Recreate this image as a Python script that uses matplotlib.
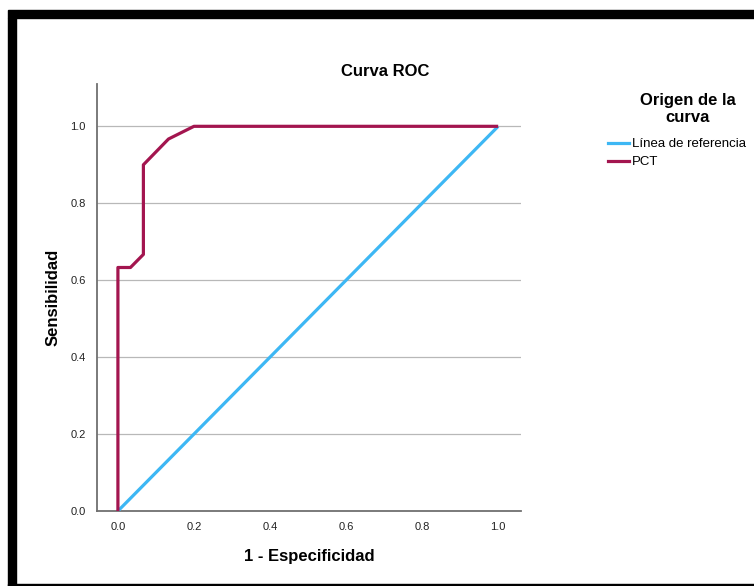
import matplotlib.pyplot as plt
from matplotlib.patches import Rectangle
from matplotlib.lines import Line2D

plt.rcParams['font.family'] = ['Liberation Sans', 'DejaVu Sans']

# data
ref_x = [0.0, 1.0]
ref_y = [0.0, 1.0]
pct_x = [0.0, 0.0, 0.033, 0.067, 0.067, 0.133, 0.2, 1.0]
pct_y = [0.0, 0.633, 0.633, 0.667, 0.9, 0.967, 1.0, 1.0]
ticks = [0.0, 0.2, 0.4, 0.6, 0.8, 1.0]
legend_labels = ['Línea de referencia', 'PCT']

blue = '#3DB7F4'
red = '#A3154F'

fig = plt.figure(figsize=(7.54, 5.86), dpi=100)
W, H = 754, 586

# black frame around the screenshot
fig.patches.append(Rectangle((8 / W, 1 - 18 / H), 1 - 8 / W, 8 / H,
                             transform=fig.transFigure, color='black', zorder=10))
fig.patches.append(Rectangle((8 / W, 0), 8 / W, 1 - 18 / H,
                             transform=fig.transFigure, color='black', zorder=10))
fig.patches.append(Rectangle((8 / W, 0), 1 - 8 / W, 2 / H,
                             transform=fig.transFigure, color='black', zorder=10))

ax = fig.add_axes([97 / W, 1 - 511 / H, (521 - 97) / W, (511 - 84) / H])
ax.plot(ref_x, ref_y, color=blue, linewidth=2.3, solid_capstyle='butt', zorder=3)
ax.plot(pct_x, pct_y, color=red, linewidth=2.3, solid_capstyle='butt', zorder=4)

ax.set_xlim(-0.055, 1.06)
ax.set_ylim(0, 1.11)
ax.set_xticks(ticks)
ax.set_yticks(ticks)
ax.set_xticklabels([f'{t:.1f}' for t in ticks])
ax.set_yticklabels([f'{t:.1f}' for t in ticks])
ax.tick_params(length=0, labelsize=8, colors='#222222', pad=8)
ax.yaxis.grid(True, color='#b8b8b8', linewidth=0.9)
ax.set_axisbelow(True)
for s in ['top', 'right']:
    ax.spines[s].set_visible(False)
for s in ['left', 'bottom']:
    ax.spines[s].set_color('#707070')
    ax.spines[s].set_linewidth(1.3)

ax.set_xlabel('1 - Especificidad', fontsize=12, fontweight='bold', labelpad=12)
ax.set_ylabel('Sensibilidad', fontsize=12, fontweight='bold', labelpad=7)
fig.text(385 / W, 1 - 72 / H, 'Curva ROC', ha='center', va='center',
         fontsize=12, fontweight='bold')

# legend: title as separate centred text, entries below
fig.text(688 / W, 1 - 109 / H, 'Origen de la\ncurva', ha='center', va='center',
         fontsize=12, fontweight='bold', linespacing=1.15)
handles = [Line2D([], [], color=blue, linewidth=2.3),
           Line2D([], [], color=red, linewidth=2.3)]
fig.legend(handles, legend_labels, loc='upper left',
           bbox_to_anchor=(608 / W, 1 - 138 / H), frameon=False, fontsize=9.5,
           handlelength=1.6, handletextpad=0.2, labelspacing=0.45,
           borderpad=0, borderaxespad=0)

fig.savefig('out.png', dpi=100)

* [Instruction]:
Print, exactly as written, the lines above from the first one to the one containing "red = '#A3154F'". Leave out pictures.

* [Task result]:
Recreate this image as a Python script that uses matplotlib.
import matplotlib.pyplot as plt
from matplotlib.patches import Rectangle
from matplotlib.lines import Line2D

plt.rcParams['font.family'] = ['Liberation Sans', 'DejaVu Sans']

# data
ref_x = [0.0, 1.0]
ref_y = [0.0, 1.0]
pct_x = [0.0, 0.0, 0.033, 0.067, 0.067, 0.133, 0.2, 1.0]
pct_y = [0.0, 0.633, 0.633, 0.667, 0.9, 0.967, 1.0, 1.0]
ticks = [0.0, 0.2, 0.4, 0.6, 0.8, 1.0]
legend_labels = ['Línea de referencia', 'PCT']

blue = '#3DB7F4'
red = '#A3154F'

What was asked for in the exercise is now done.